Answer to essential questions from Unit 2.3

1. The six degrees of freedom that an object has in space are rotation in the x, y, z and translation in the x, y and z.

2. Assembly constraints are very different from geometric and numerical constraints. They are all relevant in the fact that they all are dealing with the constraints placed upon an object. Once past that though they really are not all that similar. Assembly constrains is something that specifies the place or position were two objects meet and the relationship between them. Geometric constraints differ in that they have to deal with constraints of parallel and perpendicular lines. Numeric constraints deal with distance and size of an object; a few examples are length, width, and depth. Geometric constraints ate constant and numeric constraints are number values.

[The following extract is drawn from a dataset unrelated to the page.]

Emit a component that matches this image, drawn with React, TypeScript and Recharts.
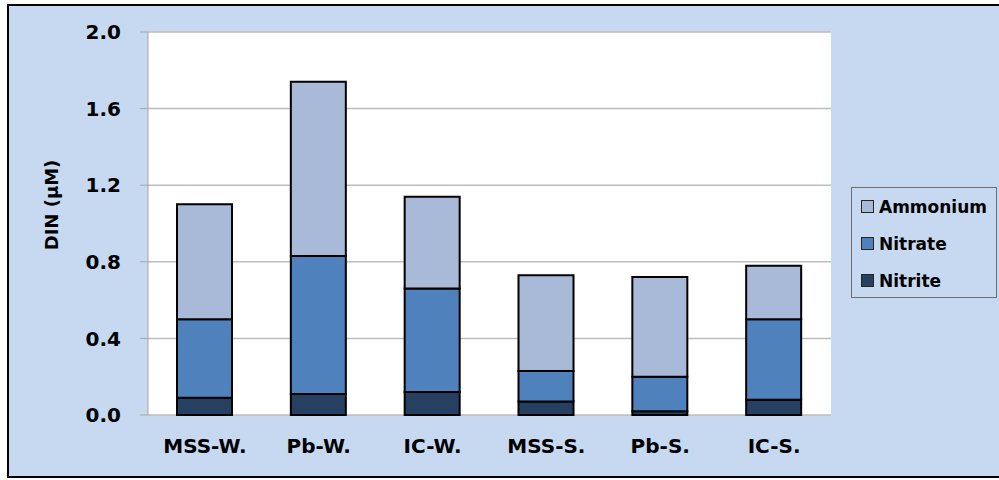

3. An assembly is the putting together of complex machinery, as airplanes, from interchangeable parts of standard dimensions, whereas, a subassembly is a structural assembly, as of electronic or machine parts, forming part of a larger assembly.

4. An engineer might need to create auxiliary view of an object because an auxiliary view is used to show a surface that is not parallel to any of the principal view planes.

5. An engineer might need to create a section view of an object in order to see what dimensions are on that section of an object or to see it in greater detail.

6. table located in the bottom right-hand corner of an engineering drawing that identifies, in an organized way, all of the necessary information that is not given on the drawing itself, also referred to as a title strip.

7. Designer Name, Scale, Name of part or product, client name, date, etc.

8. An assembly drawing is a drawing that shows the various parts of an item when assembled.

9. The purpose of balloons and a parts list in an assembly drawing are to identify parts of the assembly and to give more detail.

10. Item, Quantity, Part Number, and Description of the part.